Johnny Rivers – Last Boogie in Paris
Johnny Rivers had his first hit in 1964 with a live version of Chuck Berry’s “Memphis” and the subsequent album Live At The Whisky A Go-Go. Over the next few years, Rivers and a streamlined rhythm section chugged smoothly through a series of still instantly identifiable hits — “Mountain Of Love” and “Midnight Special” among them — that remain exemplars of what rock music sounded like when it still had “‘n’ roll” hanging off its ass.
The just-reissued Last Boogie In Paris was cut live in Europe nearly a decade later. The hits had all but stopped by then and his groovy go-go quartet had been replaced by a nine-piece outfit, including keyboards and a small horn section.

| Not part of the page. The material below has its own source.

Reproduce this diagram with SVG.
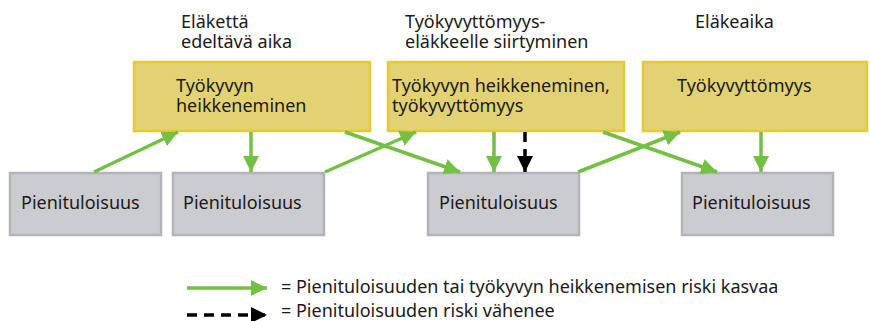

The L.A. Boogie Band, as it was called, was a rock ‘n’ roll beast — think Elvis in Vegas with a jones for the blues — and no wonder: Boogie Band members included drummer Jim “Layla” Gordon and guitarist Dean “Livin’ For The City” Parks, as well as Herb Pedersen providing sprightly banjo to a Lennon-McCartney tune.
Of course, Rivers and his Boogie Band nail a few of his biggest hits (“Seventh Son”, “Baby I Need Your Lovin'”), and they similarly tear up a savvy selection of old-and-not-so-old-school covers — opening, for instance, with an especially buoyant “Sea Cruise”. Notably, however, Rivers forgoes the two songs most associated with him, “Secret Agent Man” and “Poor Side Of Town”. Instead, the focus is on that great band, especially on scintillating extended versions of “Walkin’ Blues” and “Willie And The Hand Jive” that I wish had been even more extended than they are.